■ Recorded information:
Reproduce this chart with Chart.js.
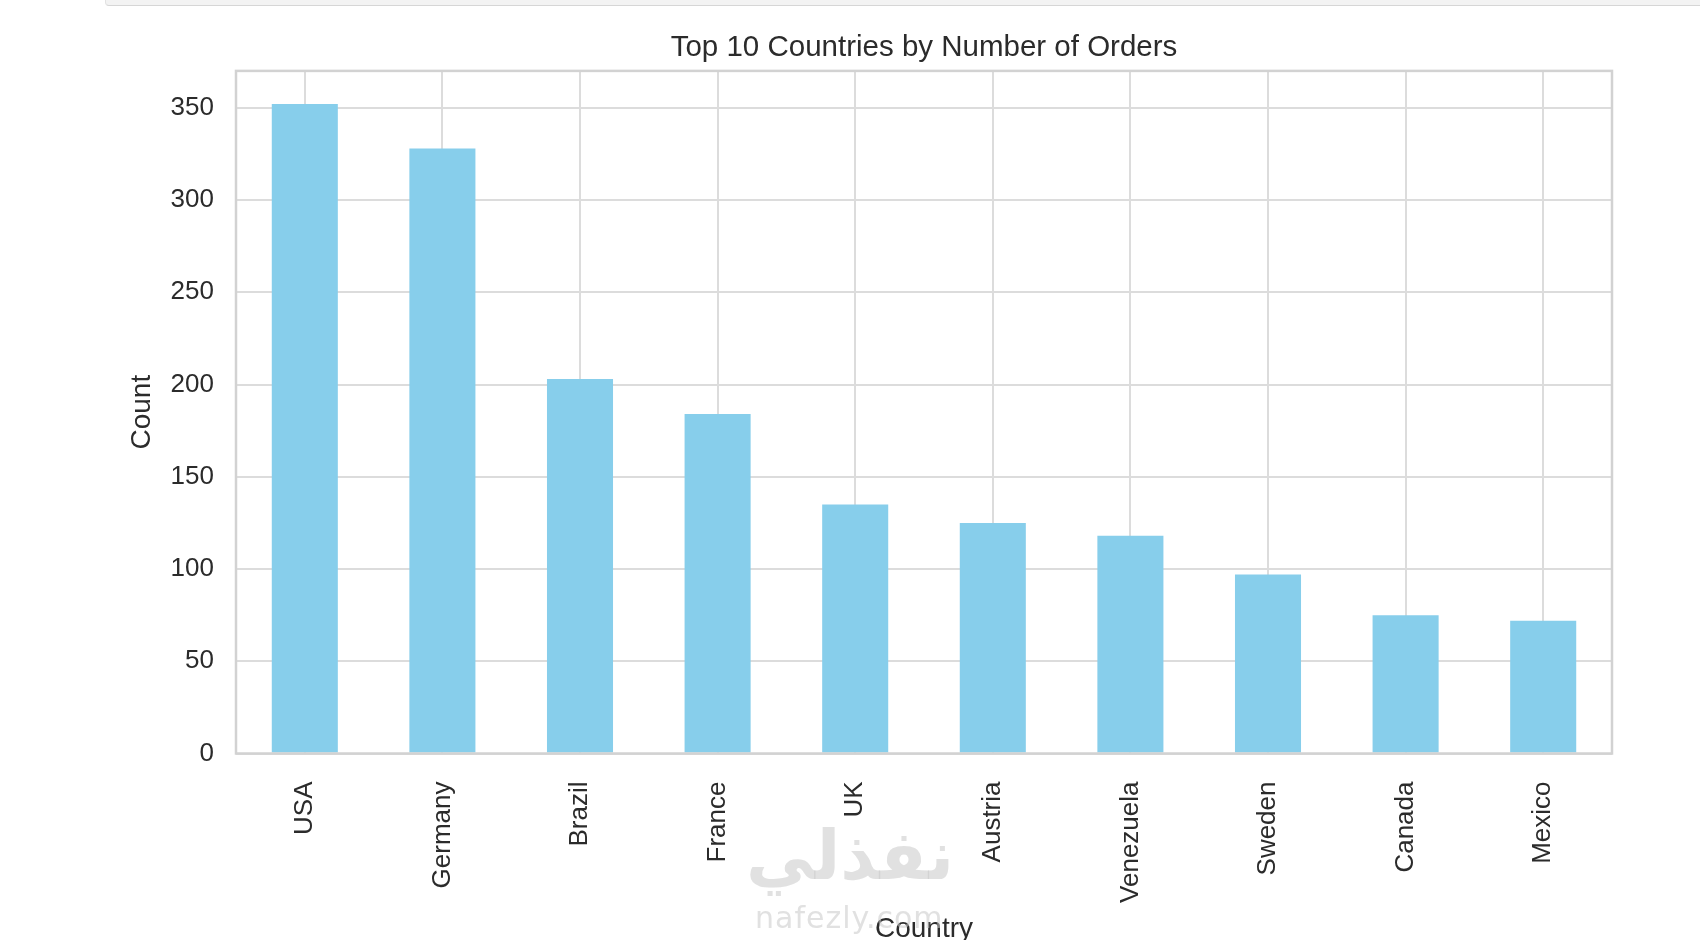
<!DOCTYPE html>
<html>
<head>
<meta charset="utf-8">
<script src="https://cdn.jsdelivr.net/npm/chart.js@4.4.0/dist/chart.umd.min.js"></script>
<style>
  body { margin: 0; background: #fff; overflow: hidden; }
  #wrap { position: relative; width: 1700px; height: 940px; overflow: hidden; }
  #topbar { position: absolute; left: 105px; top: 0; width: 1600px; height: 5px;
            background: #f3f3f3; border-bottom: 1.5px solid #d6d6d6; border-left: 1.5px solid #e2e2e2;
            border-bottom-left-radius: 4px; }
  #ordersChart { position: absolute; left: 0; top: 0; }
  .wm { position: absolute; color: rgba(200, 200, 200, 0.55); pointer-events: none; white-space: nowrap; }
  #wmAr { left: 746px; top: 816px; font: bold 68px "DejaVu Sans", sans-serif; }
  #wmEn { left: 755px; top: 900px; font: 30px "DejaVu Sans", sans-serif; letter-spacing: 1px; }
</style>
</head>
<body>
<div id="wrap">
  <div id="topbar"></div>
  <canvas id="ordersChart" width="1700" height="960"></canvas>
  <div class="wm" id="wmAr">نفذلي</div>
  <div class="wm" id="wmEn">nafezly.com</div>
</div>
<script>
const countries = ['USA', 'Germany', 'Brazil', 'France', 'UK', 'Austria', 'Venezuela', 'Sweden', 'Canada', 'Mexico'];
const orderCounts = [352, 328, 203, 184, 135, 125, 118, 97, 75, 72];
const yTicks = [0, 50, 100, 150, 200, 250, 300, 350];

const fontFamily = '"Liberation Sans", Arial, sans-serif';
const textColor = '#2b2b2b';
const gridColor = '#dcdcdc';

// matplotlib style frame round the whole plot area
const frame = {
  id: 'frame',
  afterDraw(chart) {
    const { ctx, chartArea: a } = chart;
    ctx.save();
    ctx.strokeStyle = '#d2d2d2';
    ctx.lineWidth = 2.5;
    ctx.strokeRect(a.left, a.top, a.right - a.left, a.bottom - a.top);
    ctx.restore();
  }
};

const ctx = document.getElementById('ordersChart');

new Chart(ctx, {
  type: 'bar',
  data: {
    labels: countries,
    datasets: [{
      data: orderCounts,
      backgroundColor: '#87CEEB',
      barPercentage: 0.48,
      categoryPercentage: 1.0
    }]
  },
  options: {
    responsive: false,
    animation: false,
    layout: { padding: { left: 110, right: 88, top: 0, bottom: 0 } },
    plugins: {
      legend: { display: false },
      tooltip: { enabled: false },
      title: {
        display: true,
        text: 'Top 10 Countries by Number of Orders',
        fullSize: false,
        color: textColor,
        font: { family: fontFamily, size: 29.5, weight: 'normal' },
        padding: { top: 30, bottom: 5.5 }
      }
    },
    scales: {
      x: {
        offset: true,
        grid: { offset: false, color: gridColor, lineWidth: 2, drawTicks: false },
        border: { display: false },
        ticks: {
          minRotation: 90, maxRotation: 90, autoSkip: false, padding: 28,
          color: textColor, font: { family: fontFamily, size: 26 }
        },
        title: {
          display: true, text: 'Country', color: textColor,
          font: { family: fontFamily, size: 28 }, padding: { top: 0, bottom: 14 }
        },
        afterFit: s => { s.height = 206.5; }
      },
      y: {
        min: 0,
        max: 370,
        afterBuildTicks: s => { s.ticks = yTicks.map(v => ({ value: v })); },
        grid: { color: gridColor, lineWidth: 2, drawTicks: false },
        border: { display: false },
        ticks: { padding: 22, color: textColor, font: { family: fontFamily, size: 26 } },
        title: {
          display: true, text: 'Count', color: textColor,
          font: { family: fontFamily, size: 28 }, padding: { top: 15, bottom: 0 }
        },
        afterFit: s => { s.width = 126; }
      }
    }
  },
  plugins: [frame]
});
</script>
</body>
</html>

■ The exercise: Using the material above, return every line exactly as it appears, minus the pictures.

■ Finished answer:
Reproduce this chart with Chart.js.
<!DOCTYPE html>
<html>
<head>
<meta charset="utf-8">
<script src="https://cdn.jsdelivr.net/npm/chart.js@4.4.0/dist/chart.umd.min.js"></script>
<style>
  body { margin: 0; background: #fff; overflow: hidden; }
  #wrap { position: relative; width: 1700px; height: 940px; overflow: hidden; }
  #topbar { position: absolute; left: 105px; top: 0; width: 1600px; height: 5px;
            background: #f3f3f3; border-bottom: 1.5px solid #d6d6d6; border-left: 1.5px solid #e2e2e2;
            border-bottom-left-radius: 4px; }
  #ordersChart { position: absolute; left: 0; top: 0; }
  .wm { position: absolute; color: rgba(200, 200, 200, 0.55); pointer-events: none; white-space: nowrap; }
  #wmAr { left: 746px; top: 816px; font: bold 68px "DejaVu Sans", sans-serif; }
  #wmEn { left: 755px; top: 900px; font: 30px "DejaVu Sans", sans-serif; letter-spacing: 1px; }
</style>
</head>
<body>
<div id="wrap">
  <div id="topbar"></div>
  <canvas id="ordersChart" width="1700" height="960"></canvas>
  <div class="wm" id="wmAr">نفذلي</div>
  <div class="wm" id="wmEn">nafezly.com</div>
</div>
<script>
const countries = ['USA', 'Germany', 'Brazil', 'France', 'UK', 'Austria', 'Venezuela', 'Sweden', 'Canada', 'Mexico'];
const orderCounts = [352, 328, 203, 184, 135, 125, 118, 97, 75, 72];
const yTicks = [0, 50, 100, 150, 200, 250, 300, 350];

const fontFamily = '"Liberation Sans", Arial, sans-serif';
const textColor = '#2b2b2b';
const gridColor = '#dcdcdc';

// matplotlib style frame round the whole plot area
const frame = {
  id: 'frame',
  afterDraw(chart) {
    const { ctx, chartArea: a } = chart;
    ctx.save();
    ctx.strokeStyle = '#d2d2d2';
    ctx.lineWidth = 2.5;
    ctx.strokeRect(a.left, a.top, a.right - a.left, a.bottom - a.top);
    ctx.restore();
  }
};

const ctx = document.getElementById('ordersChart');

new Chart(ctx, {
  type: 'bar',
  data: {
    labels: countries,
    datasets: [{
      data: orderCounts,
      backgroundColor: '#87CEEB',
      barPercentage: 0.48,
      categoryPercentage: 1.0
    }]
  },
  options: {
    responsive: false,
    animation: false,
    layout: { padding: { left: 110, right: 88, top: 0, bottom: 0 } },
    plugins: {
      legend: { display: false },
      tooltip: { enabled: false },
      title: {
        display: true,
        text: 'Top 10 Countries by Number of Orders',
        fullSize: false,
        color: textColor,
        font: { family: fontFamily, size: 29.5, weight: 'normal' },
        padding: { top: 30, bottom: 5.5 }
      }
    },
    scales: {
      x: {
        offset: true,
        grid: { offset: false, color: gridColor, lineWidth: 2, drawTicks: false },
        border: { display: false },
        ticks: {
          minRotation: 90, maxRotation: 90, autoSkip: false, padding: 28,
          color: textColor, font: { family: fontFamily, size: 26 }
        },
        title: {
          display: true, text: 'Country', color: textColor,
          font: { family: fontFamily, size: 28 }, padding: { top: 0, bottom: 14 }
        },
        afterFit: s => { s.height = 206.5; }
      },
      y: {
        min: 0,
        max: 370,
        afterBuildTicks: s => { s.ticks = yTicks.map(v => ({ value: v })); },
        grid: { color: gridColor, lineWidth: 2, drawTicks: false },
        border: { display: false },
        ticks: { padding: 22, color: textColor, font: { family: fontFamily, size: 26 } },
        title: {
          display: true, text: 'Count', color: textColor,
          font: { family: fontFamily, size: 28 }, padding: { top: 15, bottom: 0 }
        },
        afterFit: s => { s.width = 126; }
      }
    }
  },
  plugins: [frame]
});
</script>
</body>
</html>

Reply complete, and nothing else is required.